Some days elapsed, and ice and icebergs all astern, the Pequod now went rolling through the bright Quito spring, which at sea, almost perpetually reigns on the threshold of the eternal August of the Tropic.  The warmly cool, clear, ringing perfumed, overflowing, redundant days, were as crystal goblets of Persian sherbet, heaped up – flaked up, with rose-water snow.  The starred and stately nights seemed haughty dames in jewelled velvets, nursing at home in lonely pride, the memory of their absent conquering Earls, the golden helmeted suns!  For sleeping man, ’twas hard to choose between such winsome days and such seducing nights.  But all the witcheries of that unwaning weather did not merely lend new spells and potencies to the outward world.  Inward they turned upon the soul, especially when the still mild hours of eve came on; then, memory shot her crystals as the clear ice most forms of noiseless twilights.  And all these subtle agencies, more and more they wrought on Ahab’s texture.

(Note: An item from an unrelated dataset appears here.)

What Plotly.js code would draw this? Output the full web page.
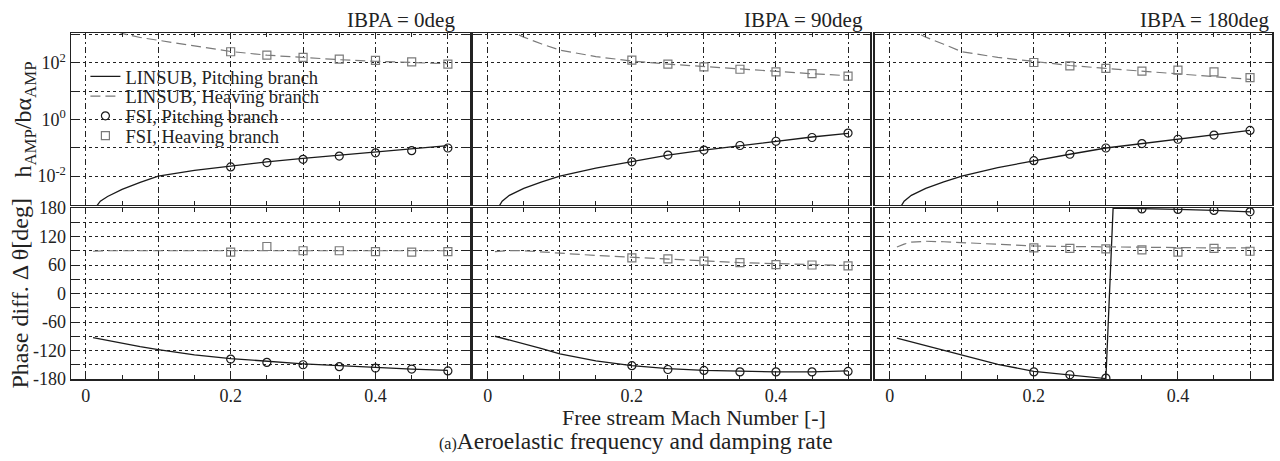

Here, as in several other passages scattered throughout Moby Dick, Melville’s prose is lush, perhaps too lush for modern sensibilities.  However, passages such as this seek to capture the bewitching wonders of sea, ice, and heavens in a fashion that impels engaged readers to stop, pause, and to reflect on natural beauties.  This is not to say that these natural wonders are safe or that our tendency to pause and behold them are always wise, but rather that such natural elements are just as vital to this roving, winding narrative as are the human characters that flit and flicker across this scenic backdrop to Melville’s morality tale.

Melville’s characters also play a huge role in this novel.  From the heathen harpooner Queequeg to the revenge-filled desire of Captain Ahab to Ishmael and other characters, both on the Pequod and her sister whaling ship, the Rachel, their motivations for fame, money, adventure, lust, and revenge war with the elements surrounding them.  Some of Melville’s detractors have noted that often these characters disappear for long stretches, that their intriguing tales lose their potency due to Melville’s tendency to mix in chapters on the sea and whaling with the “current events” aboard the Pequod.  To some extent, there is some truth to this, providing, of course, that Moby Dick ought to be read foremost as a story of the sailors’ battle against the famed white sperm whale and the sea.   However, I believe such a reading would miss the key element here, that of what Moby Dick itself represents.

Throughout the narrative, Melville scatters short chapters on the whale as represented in myths from across the globe, from the biblical Leviathan to it being the first of Vishnu’s incarnations to it being a terror that represents in concrete form the puny nature and limitations of human beings.  Moby Dick symbolizes not just our lusts and desires, but also the terrible majesty of the unknown and indomitable.  It truly is the leviathan that overwhelms us, revealing to us just how futile some of our aspirations are.  But it is much more than that.  It is awe-inspiring in a way that we today cannot feel as easily as perhaps some could perceive in previous centuries.  We are divorced from nature to an extent and nature’s power, encapsulated in the form of Moby Dick, does not excite fear or desire in us as it once did.  Instead of a dangerous foil, Moby Dick’s progeny are now viewed as helpless waifs, in danger of being wiped out by human avarice.  One cannot help but wonder what Melville would have made of this if he were alive today.

Perhaps it is this diminution of nature into something less wild, perhaps it is the loss of our awe and dread of nature and nature’s beasts, or perhaps it is a reduction in faith in our our dreams that has weakened the power of this narrative.  While certainly the writing conventions have changed and this has impacted our view of how novels should be constructed, I find myself wistfully thinking that something has been lost in the translation of time and place.  There is a powerful story that moves me, but will it continue to move others as the years pass and we move further and further away from natural wonder and fear?